A estreia da produção será na próxima sexta-feira (6), às 18h, no Centro de Convivência de Mãe-Bá, com um episódio extra previsto para ser gravado no dia do lançamento. O evento contará ainda com uma exposição fotográfica de 20 imagens capturadas por Elizabeth Nader, retratando o cotidiano das artesãs e suas criações, e uma roda de conversa, com as artesãs, a equipe de produção e o público. 

Lagoa ameaçada

A Lagoa Mãe-Bá tem sido alvo de graves impactos ambientais devido à atuação da mineradora Samarco, que começou a operar na região em 1977. A empresa construiu a Barragem Norte dentro da lagoa, por onde despejava efluentes industriais, incluindo resíduos sólidos, como o minério de ferro, utilizados no processamento mineral.

Essas atividades prejudicaram profundamente o ecossistema da lagoa, comprometendo a fauna, a flora e a qualidade da água, essencial para a subsistência das comunidades locais que dependiam da lagoa para pesca, lazer e turismo. Com águas turvas e contaminadas, atualmente, a Lagoa Mãe-Bá se encontra imprópria para o consumo e recreação. 

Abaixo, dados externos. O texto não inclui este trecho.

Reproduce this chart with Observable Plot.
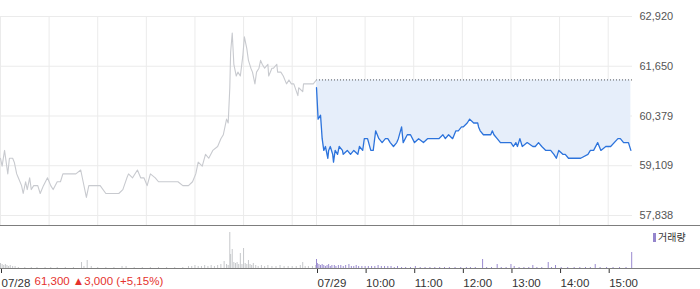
<!DOCTYPE html>
<html><head><meta charset="utf-8">
<script src="https://cdn.jsdelivr.net/npm/d3@7"></script>
<script src="https://cdn.jsdelivr.net/npm/@observablehq/plot@0.6"></script>
<style>
body{margin:0;background:#fff;font-family:"Liberation Sans",Arial,"Noto Sans CJK KR",sans-serif;}
#wrap{position:relative;width:700px;height:289px;overflow:hidden;background:#fff}
#main{position:absolute;left:0;top:0;width:700px;height:226px}
#vol{position:absolute;left:0;top:226px;width:700px;height:63px}
.hline{position:absolute;left:0;width:700px;height:1px;background:#7d7d7d}
#legend{position:absolute;left:653px;top:231px;font-size:10px;line-height:12px;color:#333;font-family:"Noto Sans CJK KR",sans-serif}
#legend span{display:inline-block;width:3px;height:9px;background:#9585cc;margin-right:2px;vertical-align:-1px}
</style></head>
<body>
<div id="wrap">
  <div id="main"></div>
  <div id="vol"></div>
  <div class="hline" style="top:225px"></div>
  <div class="hline" style="top:268px"></div>
  <div id="legend"><span></span>거래량</div>
</div>
<script>
// ---- data ----
const prevClose = 61300;
const yTicks = [57838, 59109, 60379, 61650, 62920];
const gridMin = [0, 60, 120, 180, 240, 300, 360, 390, 450, 510, 570, 630, 690, 750];
const xTickMin = [0, 390, 450, 510, 570, 630, 690, 750];
const xTickLabels = ["07/28", "07/29", "10:00", "11:00", "12:00", "13:00", "14:00", "15:00"];
const changeText = ["61,300 ▲3,000 (+5,15%)"];

// 07/28 (minutes after 09:00)
const day1Min = [0,2,5,9,11,15,17,20,22,26,28,31,33,36,38,41,46,49,53,58,62,65,70,74,77,83,89,93,99,102,106,109,115,123,130,136,146,151,156,158,163,169,173,177,181,185,191,195,201,210,219,225,232,237,241,244,249,253,257,262,268,272,275,279,281,283,284,286,288,291,293,296,299,301,304,306,309,311,314,316,319,321,323,326,330,331,335,337,341,342,346,349,353,356,359,362,367,368,373,374,379,386,390];
const day1Price = [59300,59100,59500,58900,59300,59300,59200,58900,58800,58600,58400,58700,58500,58800,58500,58600,58600,58400,58600,58800,58600,58500,58700,58700,58900,58900,58900,58900,59000,58700,58300,58600,58600,58600,58400,58400,58400,58500,58800,58900,58800,59000,58800,58800,58600,58900,58800,58700,58700,58700,58700,58600,58600,58700,58900,59200,59100,59400,59300,59500,59600,59800,59900,60300,60200,61100,62000,62500,61700,61400,61500,61400,61900,62400,62100,61800,61600,61500,61200,61500,61600,61800,61700,61600,61700,61400,61600,61600,61700,61500,61500,61400,61200,61300,61200,61200,60900,61100,61000,61200,61200,61200,61300];

// 07/29 (minutes after 09:00)
const day2Min = [0,2,5,7,9,11,14,15,17,20,21,23,26,28,32,33,38,42,46,51,53,57,59,63,67,70,73,77,81,85,88,91,95,99,101,105,107,112,116,121,126,132,137,143,151,156,159,163,168,172,175,179,181,186,189,194,199,200,202,206,212,215,217,219,223,227,236,240,243,246,248,251,254,260,267,270,274,278,283,289,293,296,299,304,307,311,317,326,335,338,342,347,351,357,363,372,375,379,385,388];
const day2Price = [61100,60300,60400,59800,59500,59600,59300,59500,59600,59400,59200,59500,59400,59600,59500,59400,59500,59400,59500,59400,59600,59500,59800,59800,59500,59500,60000,59800,59700,59800,59800,59700,59600,59700,59800,60100,59700,59900,59900,59700,59800,59700,59800,59800,59800,59900,59800,59900,59800,60000,60000,60100,60100,60200,60300,60200,60200,60100,60000,59900,59900,59900,60000,59900,59800,59700,59700,59700,59600,59700,59600,59800,59600,59700,59600,59600,59700,59600,59500,59500,59400,59300,59500,59400,59400,59300,59300,59300,59400,59500,59500,59700,59500,59600,59600,59800,59800,59700,59700,59500];

// volume (thousand shares)
const vol1Min = [0,2,4,6,8,10,12,15,18,22,30,38,45,55,62,70,80,90,100,103,107,112,120,130,140,150,155,165,175,185,195,205,215,225,232,236,240,244,248,252,256,260,264,268,272,276,279,281,283,284,286,288,290,292,294,296,298,300,302,304,306,308,310,312,315,318,322,326,330,335,340,345,350,355,360,365,370,373,376,380,385,389];
const vol1 = [100,80,60,80,60,40,60,40,40,20,20,20,20,20,20,20,20,20,120,40,160,40,20,20,20,40,40,20,20,20,20,20,20,20,40,40,60,40,40,60,40,60,40,60,80,140,80,60,720,280,380,120,100,120,80,300,80,400,100,80,160,80,60,100,60,40,60,40,60,40,40,60,40,40,40,40,60,120,40,40,40,60];
const vol2Min = [0,1,3,5,7,9,11,13,15,17,19,22,24,27,30,33,36,40,43,46,49,52,56,60,64,68,72,76,80,84,88,92,96,100,105,110,116,122,128,134,140,146,152,158,164,171,178,185,190,196,205,210,216,223,228,234,240,244,250,256,262,267,272,278,286,290,295,302,310,318,325,332,338,344,350,358,366,374,382,389];
const vol2 = [180,100,80,60,80,60,40,60,80,40,60,60,40,60,60,40,60,80,40,40,60,40,40,40,40,40,40,60,40,40,40,40,20,40,20,20,20,40,20,20,20,20,20,20,20,20,20,20,20,20,180,20,20,80,20,20,80,40,20,20,20,60,20,20,120,20,60,20,20,20,20,20,20,80,20,20,20,20,20,320];

// ---- build ----
const d1 = day1Min.map((m, i) => ({t: m, p: day1Price[i]}));
const d2 = day2Min.map((m, i) => ({t: m + 390, p: day2Price[i]}));
const v1 = vol1Min.map((m, i) => ({t: m, v: vol1[i]}));
const v2 = vol2Min.map((m, i) => ({t: m + 390, v: vol2[i]}));
const labelMap = new Map(xTickMin.map((m, i) => [m, xTickLabels[i]]));
const font = '"Liberation Sans", Arial, "Noto Sans CJK KR", sans-serif';

const main = Plot.plot({
  width: 700, height: 226,
  marginLeft: 0, marginRight: 68, marginTop: 16, marginBottom: 1,
  x: {domain: [0, 780], axis: null},
  y: {domain: [57838, 62920], range: [215, 16], axis: null},
  style: {fontFamily: font, fontSize: "11px", background: "transparent"},
  marks: [
    Plot.ruleY(yTicks, {stroke: "#ebebeb"}),
    Plot.ruleX(gridMin, {stroke: "#ebebeb"}),
    Plot.areaY(d2, {x: "t", y1: prevClose, y2: "p", fill: "#e6eefa"}),
    Plot.ruleY([prevClose], {x1: 390, x2: 780, stroke: "#555", strokeDasharray: "1,2"}),
    Plot.line(d1, {x: "t", y: "p", stroke: "#c8cacf", strokeWidth: 1.1}),
    Plot.line(d2, {x: "t", y: "p", stroke: "#2c73dc", strokeWidth: 1.3}),
    Plot.axisY({ticks: yTicks, anchor: "right", tickSize: 0, tickPadding: 7,
      tickFormat: d3.format(","), color: "#555", label: null})
  ]
});
document.getElementById("main").append(main);

const vol = Plot.plot({
  width: 700, height: 63,
  marginLeft: 0, marginRight: 68, marginTop: 0, marginBottom: 21,
  x: {domain: [0, 780], axis: null},
  y: {domain: [0, 840], axis: null},
  style: {fontFamily: font, fontSize: "11.5px", background: "transparent"},
  marks: [
    Plot.ruleX(v1, {x: "t", y1: 0, y2: "v", stroke: "#c6c8cb"}),
    Plot.ruleX(v2, {x: "t", y1: 0, y2: "v", stroke: "#9a8bd0"}),
    Plot.axisX({ticks: xTickMin, anchor: "bottom", tickSize: 5, tickPadding: 5,
      tickFormat: d => labelMap.get(d), textAnchor: "start", dx: 1, color: "#333", label: null}),
    Plot.text(changeText, {x: () => 0, frameAnchor: "bottom", dx: 34, dy: 16,
      textAnchor: "start", fill: "#e5322d", text: d => d})
  ]
});
document.getElementById("vol").append(vol);
</script>
</body></html>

Entre 2016 e 2020, com a paralisação das atividades da mineradora em decorrência do crime socioambiental da Samarco/Vale-BHP, resultado do rompimento da barragem de Fundão, em Mariana (MG), houve uma regeneração natural na lagoa, que demonstrou sinais de recuperação da fauna e da flora. No entanto, a partir da retomada parcial das operações em Anchieta, a comunidade observou novamente o aumento da poluição. A empresa prevê retomar 60% de sua produção antes do crime até o início de 2025, o que agravará o problema.

Em recente parecer, em que questiona o acordo milionário de isenção fiscal entre a Prefeitura de Anchieta e a Samarco, o Ministério Público de Contas do Espírito Santo (MPC) destacou as graves violações à legislação ambiental cometidas pela empresa, ao utilizar parte da Lagoa Mãe-Bá como uma “Área de Poluição Permanente”, onde rejeitos industriais são depositados há mais de 30 anos.  

O órgão ministerial realizou uma análise detalhada de imagens de satélite, coletadas entre 1973 e 2019, que confirmaram o uso predatório de parte da segunda maior lagoa do Espírito Santo pela Samarco, provocando danos irreparáveis ao ecossistema. Devido ao nível alarmante de poluição, há previsões de que a lagoa seja descomissionada ao final das operações da mineradora. A técnica, mencionada em estudos e discussões ambientais, envolve a completa remoção de sua água e do seu leito, o que eliminaria elimina todos os vestígios de que, um dia, a lagoa existiu.